例えば、4人掛けの正方形のテーブルを考えてみましょう。出入口から最も遠い席は2席あります。この場合、窓側の席がより上座となります。景色を楽しめるという点に加え、壁を背にすることで安心感を与えることができるからです。また、景観がない場合は、絵画や装飾品などがある壁側の席が上座となります。

次に、円卓の場合を考えてみましょう。円卓では、出入口から最も遠い席、もしくは景色が良い席を中心として、時計回りに席次が高くなっていきます。主賓の正面には、その次に重要なゲストが座るのが一般的です。また、円卓の場合は、給仕される料理がどこから提供されるかも考慮する必要があります。料理の提供口に近い席は、給仕の邪魔にならないよう、比較的席次が低い人が座ることが多いです。

個室の場合は、さらに複雑になります。床の間や飾り棚などがある場合は、その正面が上座となります。また、エアコンの風が直接当たらない席、トイレに近い席は下座とされることが多いです。

さらに、ビジネスシーンにおいては、お客様を上座に案内するのはもちろんのこと、社内での会議などでも席次に気を配る必要があります。
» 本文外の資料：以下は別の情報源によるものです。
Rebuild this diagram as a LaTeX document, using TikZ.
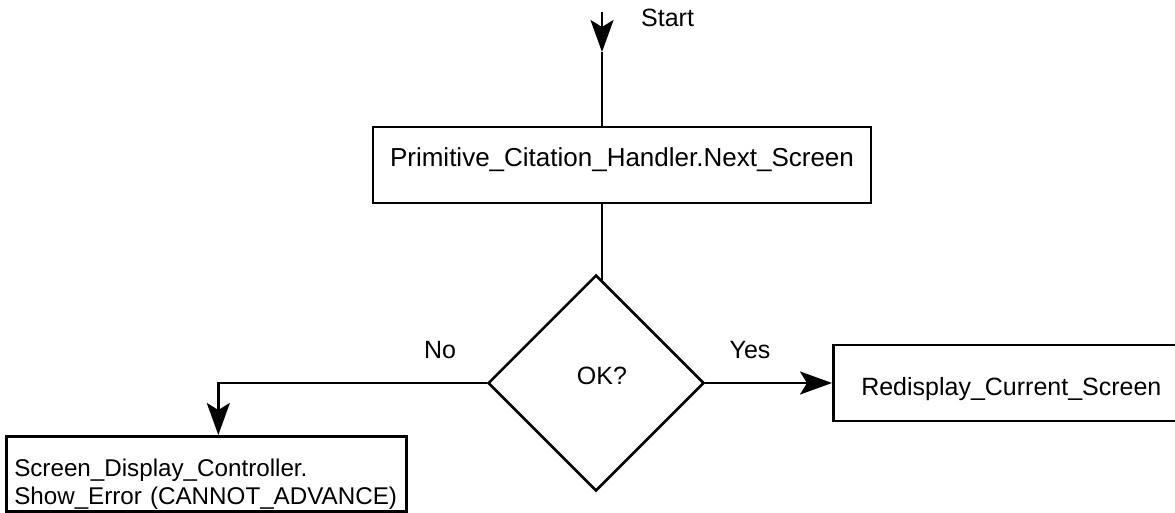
\documentclass[tikz,border=0pt]{standalone}
\usepackage{fontspec}
\setmainfont{Liberation Sans}
\usetikzlibrary{arrows.meta,shapes.geometric,calc}

\tikzset{
  flowline/.style={line width=2.5pt, line cap=butt},
  arr/.style={flowline, -{Stealth[length=32pt, width=23pt, inset=7pt]}},
  procbox/.style={draw, line width=2.5pt, rectangle, inner ysep=0pt},
  decision/.style={draw, line width=2.5pt, diamond, inner sep=0pt,
    minimum width=216pt, minimum height=216pt},
  lbl/.style={anchor=base, inner sep=0pt},
}

\begin{document}
\begin{tikzpicture}[x=1pt, y=-1pt, font=\fontsize{25}{28}\selectfont]
  % canvas
  \clip (0,0) rectangle (1175,512);
  \fill[white] (0,0) rectangle (1175,512);

  % entry point
  \coordinate (s0) at (602,12);
  \coordinate (s1) at (602,52);
  \node[lbl, anchor=base west] (startlbl) at (641,26) {Start};

  % call box
  \node[procbox, minimum width=498pt, minimum height=76pt,
        font=\fontsize{26}{28}\selectfont,
        text height=14pt, text depth=12pt] (pch) at (622,165)
        {Primitive\_Citation\_Handler.Next\_Screen};

  % decision
  \node[decision] (dia) at (596,383) {};
  \node[lbl] (ok) at (602,384) {OK?};

  % outcomes
  \node[procbox, anchor=west, minimum height=76pt, inner xsep=28pt,
        text height=26pt, text depth=2pt] (red) at (832,383)
        {Redisplay\_Current\_Screen};
  \node[procbox, anchor=north west, minimum height=75pt,
        font=\fontsize{24.2}{28}\selectfont,
        align=left, text width=384pt, inner xsep=8pt,
        text height=20pt, text depth=15pt] (err) at (5,435)
        {Screen\_Display\_Controller.\\Show\_Error (CANNOT\_ADVANCE)};

  \node[lbl] (nolbl) at (440,358) {No};
  \node[lbl] (yeslbl) at (750,358) {Yes};

  % connectors
  \draw[arr] (s0) -- (s1);
  \draw[flowline] (s1) -- (pch.north -| s1);
  \draw[flowline] (pch.south -| s0) -- ($(dia.north)+(6,6)$);
  \draw[arr] (dia.east) -- (red.west);
  \draw[arr] (dia.west) -| ($(err.north west)!0.53!(err.north east)$);
\end{tikzpicture}
\end{document}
上司や目上の方には上座を譲り、自分はその隣や向かいに座るのが一般的です。

これらの例からもわかるように、上座・下座の判断は、単に出入口からの距離だけでなく、様々な要素を考慮する必要があります。迷った際は、まず「出入口から遠い席が上座」という基本ルールを思い出しつつ、周囲の環境をよく観察し、最も適切な席を選ぶように心がけましょう。

現代社会において、必ずしも厳格な席次を守らなければならないというわけではありません。しかし、相手への配慮として、上座・下座の知識を持つことは重要です。特にビジネスシーンやフォーマルな場では、適切な席次を理解し、実践することで、相手に好印象を与え、円滑なコミュニケーションを築くことができます。
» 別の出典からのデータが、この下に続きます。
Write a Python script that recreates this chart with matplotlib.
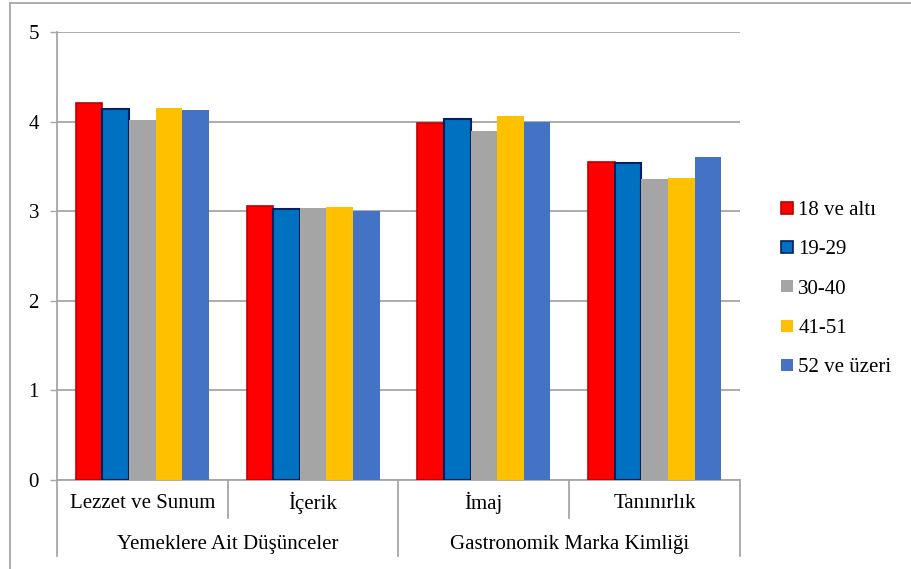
import numpy as np
import matplotlib
matplotlib.use("Agg")
import matplotlib.pyplot as plt
from matplotlib.lines import Line2D
from matplotlib.transforms import blended_transform_factory

plt.rcParams['font.family'] = ['Liberation Serif', 'DejaVu Serif']

# mean scores per item, one list per age group
categories = ["Lezzet ve Sunum", "İçerik", "İmaj", "Tanınırlık"]
groups = ["Yemeklere Ait Düşünceler", "Gastronomik Marka Kimliği"]
age_labels = ["18 ve altı", "19-29", "30-40", "41-51", "52 ve üzeri"]
s_18 = [4.21, 3.06, 3.98, 3.55]
s_19 = [4.14, 3.03, 4.03, 3.54]
s_30 = [4.02, 3.04, 3.89, 3.36]
s_41 = [4.15, 3.05, 4.06, 3.37]
s_52 = [4.13, 3.00, 4.00, 3.60]
series = [s_18, s_19, s_30, s_41, s_52]

face = ["#FF0000", "#0070C0", "#A5A5A5", "#FFC000", "#4472C4"]
edge = ["#C00000", "#002060", "#A5A5A5", "#FFC000", "#4472C4"]
edge_w = [1.2, 1.5, 0, 0, 0]

W, H = 912, 569
fig = plt.figure(figsize=(W / 100, H / 100), dpi=100)
ax = fig.add_axes([57 / W, (H - 480) / H, (740 - 57) / W, (480 - 32) / H])

fs = 15
grid_c = "#A6A6A6"
x = np.arange(len(categories))
bw = 0.156
for j, vals in enumerate(series):
    ax.bar(x + (j - 2) * bw, vals, bw, color=face[j], edgecolor=edge[j],
           linewidth=edge_w[j], label=age_labels[j], zorder=3)

ax.set_xlim(-0.5, 3.5)
ax.set_ylim(0, 5)
ax.set_yticks(range(6))
ax.yaxis.grid(True, color=grid_c, linewidth=1.3, zorder=0)
ax.tick_params(axis='y', length=5, width=1, color=grid_c, labelsize=fs, pad=8)
ax.set_xticks([])
for side in ("top", "right"):
    ax.spines[side].set_visible(False)
for side in ("left", "bottom"):
    ax.spines[side].set_color(grid_c)
    ax.spines[side].set_linewidth(1.3)

# two-level category axis drawn below the plot
tr = blended_transform_factory(ax.transData, ax.transAxes)
row1 = -(518 - 480) / 448
row2 = -(556 - 480) / 448
for xs in (0.5, 2.5):
    ax.add_line(Line2D([xs, xs], [0, row1], transform=tr, color=grid_c,
                       linewidth=1.3, clip_on=False))
for xs in (-0.5, 1.5, 3.5):
    ax.add_line(Line2D([xs, xs], [0, row2], transform=tr, color=grid_c,
                       linewidth=1.3, clip_on=False))
for i, name in enumerate(categories):
    ax.text(i, -(503 - 480) / 448, name, transform=tr, ha='center',
            va='center', fontsize=fs)
for k, name in enumerate(groups):
    ax.text(2 * k + 0.5, -(545 - 480) / 448, name, transform=tr, ha='center',
            va='center', fontsize=fs)

handles = [Line2D([], [], linestyle='none', marker='s', markersize=8.5,
                  markerfacecolor=face[j], markeredgecolor=edge[j],
                  markeredgewidth=1.2 if edge_w[j] else 0)
           for j in range(len(age_labels))]
fig.legend(handles, age_labels, loc='upper left',
           bbox_to_anchor=(768 / W, (H - 190) / H), frameon=False,
           fontsize=fs, handlelength=0.8, handletextpad=0.15,
           labelspacing=0.95, borderpad=0)

# outer chart frame
fig.add_artist(Line2D([10 / W, 10 / W], [0, (H - 3) / H], color=grid_c,
                      linewidth=1.3))
fig.add_artist(Line2D([10 / W, 1], [(H - 3) / H, (H - 3) / H], color=grid_c,
                      linewidth=1.3))

fig.savefig("out.png", dpi=100)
最後に、上座・下座は日本独自の文化であることを忘れてはなりません。海外の方と食事をする際には、必ずしも日本の席次ルールが通用するとは限りません。相手の文化や習慣を尊重し、柔軟に対応することが大切です。

テーブルの上座・下座は、一見すると些細なマナーに思えるかもしれません。しかし、その奥には、相手への敬意や配慮、そして日本の文化が深く根付いています。これらの知識を身につけることで、より洗練された人間関係を築き、豊かなコミュニケーションを実現できるのではないでしょうか。